Book Review: From Luby’s to the Legislature - One woman’s fight against gun control

ANNOUNCEMENT: Suzanna Gratia Hupp will be offering proponent testimony at the Wednesday, April 28 Senate hearing on SB239. Following the hearing, she will be appearing at Gander Mountain in Reynoldsburg, OH from approximately 2:30-4:00 PM for a book signing for her new book, From Luby's to the Legislature - One Woman's Fight Against Gun Control!

By Jim Irvine

Suzanna Gratia Hupp's new book, From Luby's to the Legislature - One Woman's Fight Against Gun Control, is much more than the story of the Luby's massacre that occurred in October of 1991.

It is a story about a girl and the lessons her loving parents taught her. It is about her family and events that made her the women she is today, the importance of being able to protect yourself, and the ability to change the world to make it possible (and legal) to protect your family in all the places you live.

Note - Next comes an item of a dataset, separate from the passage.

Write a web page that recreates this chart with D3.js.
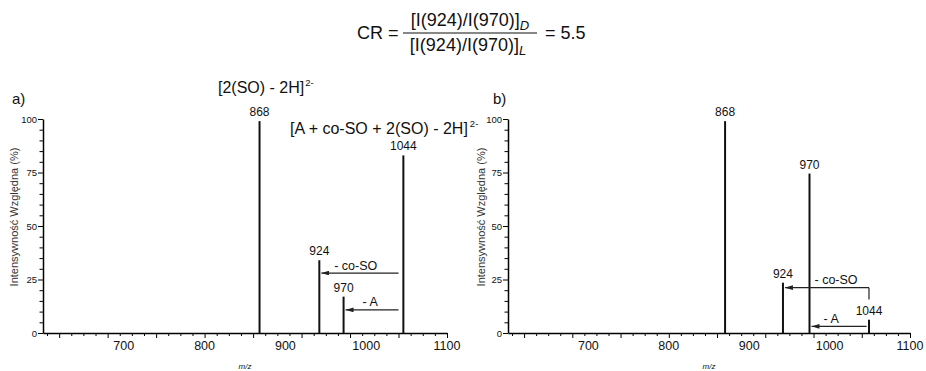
<!DOCTYPE html>
<html>
<head>
<meta charset="utf-8">
<script src="https://cdn.jsdelivr.net/npm/d3@7"></script>
<style>
    body { margin: 0; background: #fff; }
    svg { display: block; font-family: "Liberation Sans", Arial, sans-serif; }
</style>
</head>
<body>
<svg class="spectra"></svg>
<script>
'use strict';

// peaks (m/z where the stick is drawn, relative intensity %)
var peakLabels = ['868', '924', '970', '1044'];
var mzA = [868, 942, 972, 1046];
var intensityA = [99, 34, 17, 83];
var mzB = [870, 942, 975, 1049];
var intensityB = [99, 23.5, 74.5, 6.2];

var xTicks = [700, 800, 900, 1000, 1100];
var yTicks = [0, 25, 50, 75, 100];

// loss arrows: from m/z, to m/z, height (%), label and its m/z
var arrowsA = [
    { from: 1040, to: 942, y: 28, text: '- co-SO', at: 987 },
    { from: 1040, to: 972, y: 10.8, text: '- A', at: 1005 }
];
var arrowsB = [
    { from: 1049, to: 942, y: 21.2, drop: 15.6, text: '- co-SO', at: 1008 },
    { from: 1046, to: 975, y: 3.1, text: '- A', at: 1002 }
];

var svgWidth = 926, svgHeight = 371;
var svg = d3.select('svg.spectra')
    .attr('width', svgWidth)
    .attr('height', svgHeight);

svg.append('defs').append('marker')
    .attr('id', 'head')
    .attr('viewBox', '0 0 10 6')
    .attr('refX', 10).attr('refY', 3)
    .attr('markerWidth', 8).attr('markerHeight', 4.8)
    .attr('markerUnits', 'userSpaceOnUse')
    .attr('orient', 'auto')
    .append('path')
    .attr('d', 'M0,0 L10,3 L0,6 Z')
    .attr('fill', '#222');

// formula on top
var f = svg.append('g').attr('font-size', 18).attr('fill', '#111');
f.append('text').attr('x', 357).attr('y', 39).text('CR =');
var num = f.append('text').attr('x', 470).attr('y', 26).attr('text-anchor', 'middle');
num.append('tspan').text('[I(924)/I(970)]');
num.append('tspan').attr('font-size', 13).attr('font-style', 'italic').attr('dy', 4).text('D');
var den = f.append('text').attr('x', 468).attr('y', 51).attr('text-anchor', 'middle');
den.append('tspan').text('[I(924)/I(970)]');
den.append('tspan').attr('font-size', 13).attr('font-style', 'italic').attr('dy', 4).text('L');
f.append('line').attr('x1', 403).attr('x2', 537).attr('y1', 33).attr('y2', 33)
    .attr('stroke', '#111').attr('stroke-width', 1.2);
f.append('text').attr('x', 545).attr('y', 39).text('= 5.5');

var drawPanel = function(opts) {
    var top = 119, bottom = 333;
    var xScale = d3.scaleLinear().domain([600, 1100]).range([opts.left, opts.right]);
    var yScale = d3.scaleLinear().domain([0, 100]).range([bottom, top]);
    var g = svg.append('g');

    g.append('text').attr('x', opts.tagX).attr('y', opts.tagY)
        .attr('font-size', 15).attr('fill', '#111').text(opts.tag);

    // x axis: small ticks every 15, longer every 60, labels every 100
    var minor = d3.range(1100, 600, -15);
    var xAxis = d3.axisBottom(xScale).tickValues(minor)
        .tickSize(3).tickFormat('').tickSizeOuter(0);
    var gx = g.append('g').attr('transform', 'translate(0,' + bottom + ')').call(xAxis);
    gx.selectAll('.tick line').attr('y2', function(d) { return (1100 - d) % 60 === 0 ? 5 : 3; });
    gx.select('.domain').attr('stroke-width', 1.5);
    g.selectAll('text.xlab').data(xTicks).enter().append('text')
        .attr('class', 'xlab')
        .attr('x', function(d) { return xScale(d); })
        .attr('y', 350)
        .attr('text-anchor', 'middle')
        .attr('font-size', 12.5).attr('fill', '#111')
        .text(function(d) { return d; });
    g.append('text').attr('x', (opts.left + opts.right) / 2).attr('y', 369)
        .attr('text-anchor', 'middle').attr('font-size', 8).attr('font-style', 'italic')
        .attr('fill', '#111').text('m/z');

    // y axis: labels at 25, minor every 5
    var yAxis = d3.axisLeft(yScale).tickValues(d3.range(0, 101, 5))
        .tickSize(4).tickSizeOuter(0)
        .tickFormat(function(d) { return yTicks.indexOf(d) >= 0 ? d : ''; });
    var gy = g.append('g').attr('transform', 'translate(' + opts.left + ',0)').call(yAxis);
    gy.select('.domain').attr('stroke-width', 1.5);
    gy.selectAll('.tick line').attr('x2', function(d) { return d % 25 === 0 ? -5 : -3.5; });
    gy.selectAll('.tick text').attr('font-size', 9.5).attr('x', -6)
        .attr('font-family', '"Liberation Sans", Arial, sans-serif').attr('fill', '#111');
    g.append('text')
        .attr('transform', 'translate(' + opts.titleX + ',217) rotate(-90)')
        .attr('text-anchor', 'middle').attr('font-size', 11).attr('fill', '#333')
        .text('Intensywność Względna (%)');

    // sticks
    var peaks = opts.mz.map(function(m, i) {
        return { mz: m, value: opts.intensity[i], label: peakLabels[i] };
    });
    g.selectAll('line.peak').data(peaks).enter().append('line')
        .attr('class', 'peak')
        .attr('x1', function(d) { return xScale(d.mz); })
        .attr('x2', function(d) { return xScale(d.mz); })
        .attr('y1', yScale(0))
        .attr('y2', function(d) { return yScale(d.value); })
        .attr('stroke', '#111').attr('stroke-width', 2);
    g.selectAll('text.plab').data(peaks).enter().append('text')
        .attr('class', 'plab')
        .attr('x', function(d) { return xScale(d.mz); })
        .attr('y', function(d) { return yScale(d.value) - 5; })
        .attr('text-anchor', 'middle').attr('font-size', 12).attr('fill', '#111')
        .text(function(d) { return d.label; });

    // loss arrows
    opts.arrows.forEach(function(a) {
        var yy = yScale(a.y);
        if (a.drop !== undefined) {
            g.append('line')
                .attr('x1', xScale(a.from)).attr('x2', xScale(a.from))
                .attr('y1', yy).attr('y2', yScale(a.drop))
                .attr('stroke', '#222').attr('stroke-width', 1.2);
        }
        g.append('line')
            .attr('x1', xScale(a.from)).attr('x2', xScale(a.to) + 2)
            .attr('y1', yy).attr('y2', yy)
            .attr('stroke', '#222').attr('stroke-width', 1.2)
            .attr('marker-end', 'url(#head)');
        g.append('text').attr('x', xScale(a.at)).attr('y', yy - 3.5)
            .attr('text-anchor', 'middle').attr('font-size', 12.5).attr('fill', '#111')
            .text(a.text);
    });

    return { g: g, x: xScale, y: yScale };
};

var panelA = drawPanel({
    left: 43, right: 447, tag: 'a)', tagX: 12, tagY: 104, titleX: 18,
    mz: mzA, intensity: intensityA, arrows: arrowsA
});
drawPanel({
    left: 508, right: 910, tag: 'b)', tagX: 493, tagY: 104, titleX: 485,
    mz: mzB, intensity: intensityB, arrows: arrowsB
});

// ion annotations in panel a
var ion1 = panelA.g.append('text').attr('x', 218).attr('y', 93)
    .attr('font-size', 16).attr('fill', '#111');
ion1.append('tspan').text('[2(SO) - 2H]');
ion1.append('tspan').attr('font-size', 9.5).attr('dy', -7).attr('dx', 1).text('2-');
var ion2 = panelA.g.append('text').attr('x', 290).attr('y', 134)
    .attr('font-size', 16).attr('fill', '#111');
ion2.append('tspan').text('[A + co-SO + 2(SO) - 2H]');
ion2.append('tspan').attr('font-size', 9.5).attr('dy', -7).attr('dx', 2).text('2-');
</script>
</body>
</html>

Maybe it was because I already knew the story well. Maybe it was because I have met Suzanna before. Or maybe it was because I had just talked with her on the phone while sitting on an airplane about to depart Dallas/Fort Wroth Airport. Whatever the reason, I found that her book evokes much more emotion than the many other stories of killings I have read. Hupp's book is different from the others and anyone on either side of the "gun control" debate will learn from it.

All of us will experience tragedies in our life. Few will experience the gut-wrenching emotion of having our parents gunned down in front of us, or the guilt of not being able to help them.

The true test of a person is what they do after such a tragedy. We all owe Suzanna Hupp a debt of gratitude for the countless times she has had to endure reliving and retelling her story. Even after moving on in her career and family, she continues to make sacrifices in her life in order to educate others. She is determined that no one else should have to endure a similar nightmare. For that alone, we all owe her thanks.

Many people are familiar with the infamous killings at the Luby's cafeteria in Killeen Texas. While I have read several accounts of that day, I learned many new details, such as the story of "Sara," another woman who was killed by a shot to the head. She had a handgun, but it was locked in her car. Such are the results of gun control laws.

This is really not a book about a killing, but rather the people affected by the killing. Those who follow the law live or die with the consequences of "feel good" gun laws. Break the law and face a felony conviction or go unprotected for a brief time. We’ve all made that choice.

Why do legislators force such a decision on good people? How do we help them understand the consequences of these bad laws? What can you do to make a difference? That is what Hupp's book is about.

It is an enjoyable book, with some heartbreaking pages. I smiled, winced, chuckled, even cried. It is a book about life. It covers events before, during, and after the killing. It is written by someone who understands that "common sense gun control" is the opposite of what Sarah Brady and her ilk are pushing.

It is the story of Suzanna Hupp's personal life and the consequences of letting the anti-gun types write laws governing a product they want to ban. But make no mistake, this is not some powder puff read. Hupp knows exactly what the Second Amendment is for, and she has not been content to just preach to the choir.

The normal, everyday events leading up to the killing of her parents show how similar her life is to ours. We are familiar and comfortable with the people and places around us. We enjoy the simple times with friends. Hupp shows us how this innocence can end in an instant.

The book is full of interesting tidbits, like one about Senator Chuck Schumer. No matter if you like or loathe him, Suzanna offers a powerful example of the sort of person he really is.

Hupp includes an appendix with the Declaration of Independence, the Bill of Rights, and a letter to the editor written by her dad. His letter was not on the topic of guns, but after reading it, I wish I could have met him. I suspect many others will feel the same way.

Suzanna Hupp is a daughter, a victim and a target for media coverage. She has been a voice of reason, an expert witness for your rights, and a legislator fighting for them.

This courageous women has spent much of her life doing everything in her power to ensure we have the ability to stop a madman from killing our families – a right she was denied. Her story is interesting and compelling.

For those who believe in the right to bear arms, and especially for those who don't, this is a must read book.